J1.5 The Circulation Response to Volcanic Eruptions: The Importance of Tropical Stratospheric Warming

Tuesday, 27 June 2017: 2:30 PM
Salon F (Marriott Portland Downtown Waterfront)
Kevin DallaSanta, Courant Institute of Mathematical Sciences, New York University, New York, NY; and E. P. Gerber

Paleo-observations and reanalyses indicate that large tropical eruptions are followed by a poleward shift of the boreal jet stream in winter. It has been suggested that the jet shift stems from warming of the tropical stratosphere by volcanic aerosols. Although comprehensive models have generally reproduced this, they are not in uniform agreement. We investigate the impact of stratospheric warming on the circulation using a hierarchy of simplified models: a zonally symmetric model, a dry dynamical core in perpetual winter, and a moist radiative model with an annual cycle.

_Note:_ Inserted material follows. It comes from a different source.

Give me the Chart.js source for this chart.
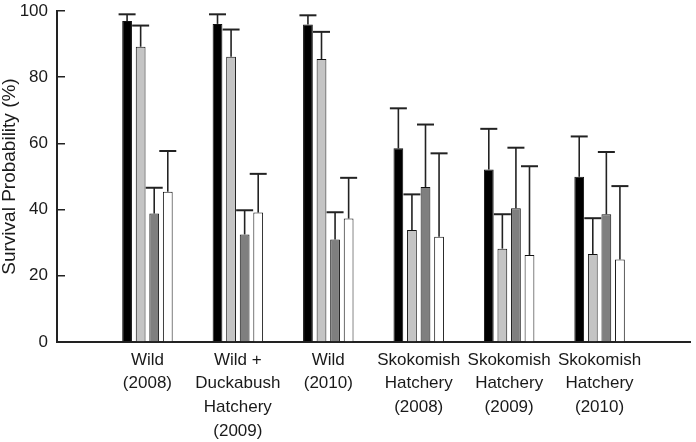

We find that stratospheric warming suffices to reproduce a poleward jet shift. However, the hypothesized mechanism (a strengthening of the stratospheric winds, in balance with the warming anomaly, which in turn stimulates an annular mode response in the troposphere) does not hold quantitatively. Specifically, we find that the warm anomaly is spread into the subtropics by a Hadley Cell-like response of the zonally symmetric circulation, and then to higher latitudes by changes in wave breaking. Thus, the final response of the stratosphere fundamentally depends on eddy interactions. The tropospheric jet shift also depends critically on changes in wave breaking, evolving in concert with the extratropical stratosphere. The coupling bears some similarity to that of the annular mode—i.e., a stronger polar vortex is associated with a poleward jet shift in the troposphere—but the annular mode cannot explain the seasonal variation of the response, or its sensitivity to the model climatology. Lastly, we discuss implications for comprehensive models.